> **Directive**
In the entries below, how many lines hold the string "file"? Give only the number.

> **Provided data**

* * * *

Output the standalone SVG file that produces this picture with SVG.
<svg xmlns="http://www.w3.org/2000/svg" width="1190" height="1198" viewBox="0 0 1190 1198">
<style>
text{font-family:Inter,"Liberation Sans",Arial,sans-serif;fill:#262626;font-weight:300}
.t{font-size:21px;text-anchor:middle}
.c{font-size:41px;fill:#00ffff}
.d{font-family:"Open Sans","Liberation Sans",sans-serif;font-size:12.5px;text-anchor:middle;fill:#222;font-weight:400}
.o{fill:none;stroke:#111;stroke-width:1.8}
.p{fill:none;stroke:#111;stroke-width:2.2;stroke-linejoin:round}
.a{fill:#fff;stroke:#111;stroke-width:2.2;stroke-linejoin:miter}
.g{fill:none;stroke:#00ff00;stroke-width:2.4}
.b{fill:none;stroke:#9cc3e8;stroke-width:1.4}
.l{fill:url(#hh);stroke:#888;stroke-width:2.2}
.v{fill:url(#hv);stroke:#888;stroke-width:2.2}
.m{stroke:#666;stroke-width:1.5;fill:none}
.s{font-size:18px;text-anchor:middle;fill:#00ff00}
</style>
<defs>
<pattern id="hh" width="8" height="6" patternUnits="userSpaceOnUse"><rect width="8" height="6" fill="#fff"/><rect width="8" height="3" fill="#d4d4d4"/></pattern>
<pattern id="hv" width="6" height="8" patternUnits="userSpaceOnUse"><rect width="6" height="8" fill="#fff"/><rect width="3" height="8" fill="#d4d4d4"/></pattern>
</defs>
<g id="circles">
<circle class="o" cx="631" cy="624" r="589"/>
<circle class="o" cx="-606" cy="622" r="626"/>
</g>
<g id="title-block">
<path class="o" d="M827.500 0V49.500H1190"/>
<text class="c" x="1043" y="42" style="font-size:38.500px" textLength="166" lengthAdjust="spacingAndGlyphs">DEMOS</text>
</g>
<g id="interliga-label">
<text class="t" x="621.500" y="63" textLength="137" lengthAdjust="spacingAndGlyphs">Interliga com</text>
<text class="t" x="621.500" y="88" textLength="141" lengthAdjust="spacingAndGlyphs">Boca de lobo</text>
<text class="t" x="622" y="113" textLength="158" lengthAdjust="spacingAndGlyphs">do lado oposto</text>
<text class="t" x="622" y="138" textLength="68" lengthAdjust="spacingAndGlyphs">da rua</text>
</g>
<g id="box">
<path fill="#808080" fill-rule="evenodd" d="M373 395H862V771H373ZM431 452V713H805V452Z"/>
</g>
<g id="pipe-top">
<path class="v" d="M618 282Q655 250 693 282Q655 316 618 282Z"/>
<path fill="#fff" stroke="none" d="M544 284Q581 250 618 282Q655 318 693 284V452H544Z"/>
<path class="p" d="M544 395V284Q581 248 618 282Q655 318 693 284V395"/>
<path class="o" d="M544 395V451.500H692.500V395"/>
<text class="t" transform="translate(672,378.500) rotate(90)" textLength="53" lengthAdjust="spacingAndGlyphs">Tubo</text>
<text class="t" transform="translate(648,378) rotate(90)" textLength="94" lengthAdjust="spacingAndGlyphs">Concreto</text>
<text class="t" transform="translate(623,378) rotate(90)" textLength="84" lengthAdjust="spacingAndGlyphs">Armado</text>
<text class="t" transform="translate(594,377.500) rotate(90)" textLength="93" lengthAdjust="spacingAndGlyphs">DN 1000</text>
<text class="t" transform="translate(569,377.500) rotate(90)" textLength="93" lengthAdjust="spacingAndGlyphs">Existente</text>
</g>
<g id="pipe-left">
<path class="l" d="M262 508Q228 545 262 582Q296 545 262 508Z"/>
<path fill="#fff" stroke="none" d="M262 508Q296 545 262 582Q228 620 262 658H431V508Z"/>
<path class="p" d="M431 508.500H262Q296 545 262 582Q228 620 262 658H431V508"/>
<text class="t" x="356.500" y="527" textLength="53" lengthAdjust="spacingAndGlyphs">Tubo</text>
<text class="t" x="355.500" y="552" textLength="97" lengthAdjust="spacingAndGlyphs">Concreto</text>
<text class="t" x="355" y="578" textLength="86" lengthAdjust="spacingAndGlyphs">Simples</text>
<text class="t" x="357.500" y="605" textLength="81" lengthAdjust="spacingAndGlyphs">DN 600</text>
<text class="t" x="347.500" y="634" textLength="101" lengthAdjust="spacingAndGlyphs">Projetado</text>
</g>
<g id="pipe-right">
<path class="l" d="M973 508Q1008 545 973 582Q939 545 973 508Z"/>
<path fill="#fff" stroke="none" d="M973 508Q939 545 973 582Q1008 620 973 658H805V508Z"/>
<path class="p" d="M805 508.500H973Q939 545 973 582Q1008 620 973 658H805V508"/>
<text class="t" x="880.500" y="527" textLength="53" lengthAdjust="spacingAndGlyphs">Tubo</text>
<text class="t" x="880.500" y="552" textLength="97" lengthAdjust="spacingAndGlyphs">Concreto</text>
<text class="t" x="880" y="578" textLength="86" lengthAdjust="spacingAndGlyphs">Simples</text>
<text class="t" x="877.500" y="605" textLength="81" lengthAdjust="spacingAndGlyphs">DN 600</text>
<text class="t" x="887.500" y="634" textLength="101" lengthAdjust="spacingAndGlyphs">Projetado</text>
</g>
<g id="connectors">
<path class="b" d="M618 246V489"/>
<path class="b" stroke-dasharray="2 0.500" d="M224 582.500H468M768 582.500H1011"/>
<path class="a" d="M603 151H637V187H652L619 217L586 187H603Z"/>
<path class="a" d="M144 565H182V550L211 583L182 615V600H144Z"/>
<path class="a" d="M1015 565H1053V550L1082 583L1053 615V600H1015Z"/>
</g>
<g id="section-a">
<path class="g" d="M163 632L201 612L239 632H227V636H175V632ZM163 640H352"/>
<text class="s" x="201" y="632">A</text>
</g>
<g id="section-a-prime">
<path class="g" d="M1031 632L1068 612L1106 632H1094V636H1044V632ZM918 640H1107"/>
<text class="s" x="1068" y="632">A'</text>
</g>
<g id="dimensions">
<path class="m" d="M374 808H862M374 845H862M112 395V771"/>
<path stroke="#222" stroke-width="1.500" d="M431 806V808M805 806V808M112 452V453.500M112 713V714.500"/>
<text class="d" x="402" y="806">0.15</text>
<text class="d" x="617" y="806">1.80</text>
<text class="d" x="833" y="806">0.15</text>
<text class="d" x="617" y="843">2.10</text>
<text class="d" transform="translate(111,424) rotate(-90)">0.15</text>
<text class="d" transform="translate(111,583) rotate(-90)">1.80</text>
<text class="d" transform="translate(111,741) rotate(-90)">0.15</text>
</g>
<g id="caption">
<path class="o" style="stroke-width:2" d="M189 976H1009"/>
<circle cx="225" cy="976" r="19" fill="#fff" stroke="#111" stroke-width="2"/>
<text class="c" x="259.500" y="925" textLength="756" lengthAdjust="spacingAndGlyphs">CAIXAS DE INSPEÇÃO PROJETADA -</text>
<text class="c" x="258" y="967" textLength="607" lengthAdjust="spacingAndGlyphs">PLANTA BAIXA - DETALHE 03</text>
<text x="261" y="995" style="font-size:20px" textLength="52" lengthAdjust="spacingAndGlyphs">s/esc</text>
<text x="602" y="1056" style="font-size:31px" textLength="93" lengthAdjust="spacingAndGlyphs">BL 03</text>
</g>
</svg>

* * * *

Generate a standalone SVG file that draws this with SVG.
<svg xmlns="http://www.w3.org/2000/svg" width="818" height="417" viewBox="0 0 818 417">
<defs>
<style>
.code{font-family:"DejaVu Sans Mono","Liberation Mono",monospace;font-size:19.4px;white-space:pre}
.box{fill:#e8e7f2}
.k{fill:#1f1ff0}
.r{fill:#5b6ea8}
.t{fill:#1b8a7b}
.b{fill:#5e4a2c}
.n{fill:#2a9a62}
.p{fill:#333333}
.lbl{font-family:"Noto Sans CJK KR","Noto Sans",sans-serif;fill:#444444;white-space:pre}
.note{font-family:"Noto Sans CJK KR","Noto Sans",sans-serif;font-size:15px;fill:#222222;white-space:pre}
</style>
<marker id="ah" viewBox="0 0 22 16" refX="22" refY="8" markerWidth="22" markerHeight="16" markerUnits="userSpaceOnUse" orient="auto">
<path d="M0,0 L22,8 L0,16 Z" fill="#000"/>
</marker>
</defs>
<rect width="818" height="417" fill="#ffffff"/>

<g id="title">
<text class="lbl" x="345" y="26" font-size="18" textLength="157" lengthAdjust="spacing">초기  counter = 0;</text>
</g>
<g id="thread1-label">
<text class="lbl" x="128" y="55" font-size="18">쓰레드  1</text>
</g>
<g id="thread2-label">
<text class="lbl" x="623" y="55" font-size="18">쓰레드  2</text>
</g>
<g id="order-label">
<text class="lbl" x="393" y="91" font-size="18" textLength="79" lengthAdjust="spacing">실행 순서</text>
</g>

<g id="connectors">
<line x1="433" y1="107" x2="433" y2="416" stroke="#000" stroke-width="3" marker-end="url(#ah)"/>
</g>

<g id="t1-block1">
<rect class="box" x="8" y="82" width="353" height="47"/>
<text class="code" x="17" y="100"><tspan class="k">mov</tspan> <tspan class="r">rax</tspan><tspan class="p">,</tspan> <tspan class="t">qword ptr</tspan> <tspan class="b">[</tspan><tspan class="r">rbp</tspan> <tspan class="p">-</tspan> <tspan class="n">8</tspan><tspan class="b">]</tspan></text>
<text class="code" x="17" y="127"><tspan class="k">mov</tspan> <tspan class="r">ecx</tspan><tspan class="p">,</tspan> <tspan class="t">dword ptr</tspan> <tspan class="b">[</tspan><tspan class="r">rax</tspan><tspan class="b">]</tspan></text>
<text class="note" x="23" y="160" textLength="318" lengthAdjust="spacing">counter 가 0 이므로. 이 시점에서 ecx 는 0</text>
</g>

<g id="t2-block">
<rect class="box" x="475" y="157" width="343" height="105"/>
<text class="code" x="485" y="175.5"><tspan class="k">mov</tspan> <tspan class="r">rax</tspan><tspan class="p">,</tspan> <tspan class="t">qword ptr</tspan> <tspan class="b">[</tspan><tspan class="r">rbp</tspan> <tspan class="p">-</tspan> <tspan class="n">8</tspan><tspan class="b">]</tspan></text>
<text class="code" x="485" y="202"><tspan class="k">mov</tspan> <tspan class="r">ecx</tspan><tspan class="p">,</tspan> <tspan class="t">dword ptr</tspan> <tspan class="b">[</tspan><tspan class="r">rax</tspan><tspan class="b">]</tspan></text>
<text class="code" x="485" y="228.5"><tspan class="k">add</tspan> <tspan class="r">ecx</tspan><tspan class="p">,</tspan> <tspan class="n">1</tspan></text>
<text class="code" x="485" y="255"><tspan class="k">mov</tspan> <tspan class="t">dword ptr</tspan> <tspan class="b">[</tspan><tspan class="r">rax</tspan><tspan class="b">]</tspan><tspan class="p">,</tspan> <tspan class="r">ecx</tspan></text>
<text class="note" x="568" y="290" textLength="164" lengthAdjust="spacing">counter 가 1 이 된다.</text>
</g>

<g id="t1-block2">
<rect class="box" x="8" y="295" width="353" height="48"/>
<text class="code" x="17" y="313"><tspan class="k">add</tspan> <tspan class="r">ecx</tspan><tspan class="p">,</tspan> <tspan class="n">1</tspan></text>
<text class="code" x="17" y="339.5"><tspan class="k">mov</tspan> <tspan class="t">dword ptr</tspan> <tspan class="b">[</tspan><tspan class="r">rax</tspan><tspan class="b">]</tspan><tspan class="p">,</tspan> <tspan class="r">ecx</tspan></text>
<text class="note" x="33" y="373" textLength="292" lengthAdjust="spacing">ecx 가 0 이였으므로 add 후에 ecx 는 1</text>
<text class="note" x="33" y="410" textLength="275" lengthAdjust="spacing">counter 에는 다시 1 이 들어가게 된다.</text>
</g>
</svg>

* * * *

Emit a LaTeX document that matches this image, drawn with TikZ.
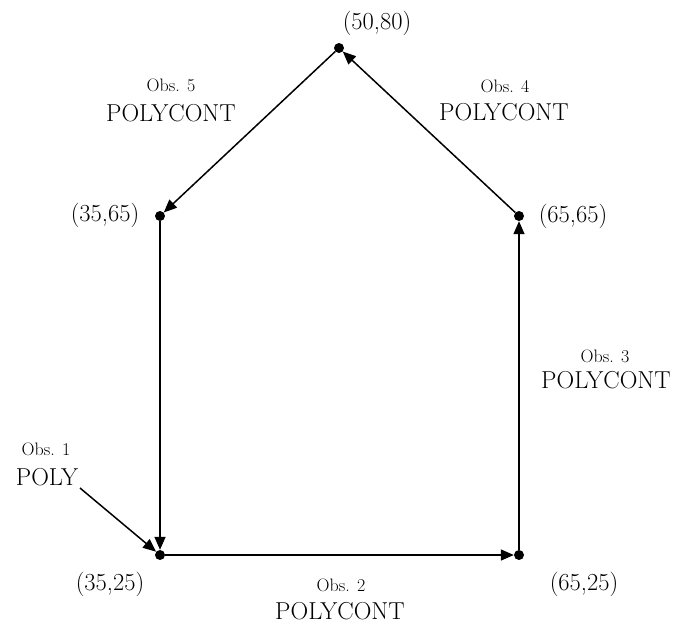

* * * *

> **Result of this task**
2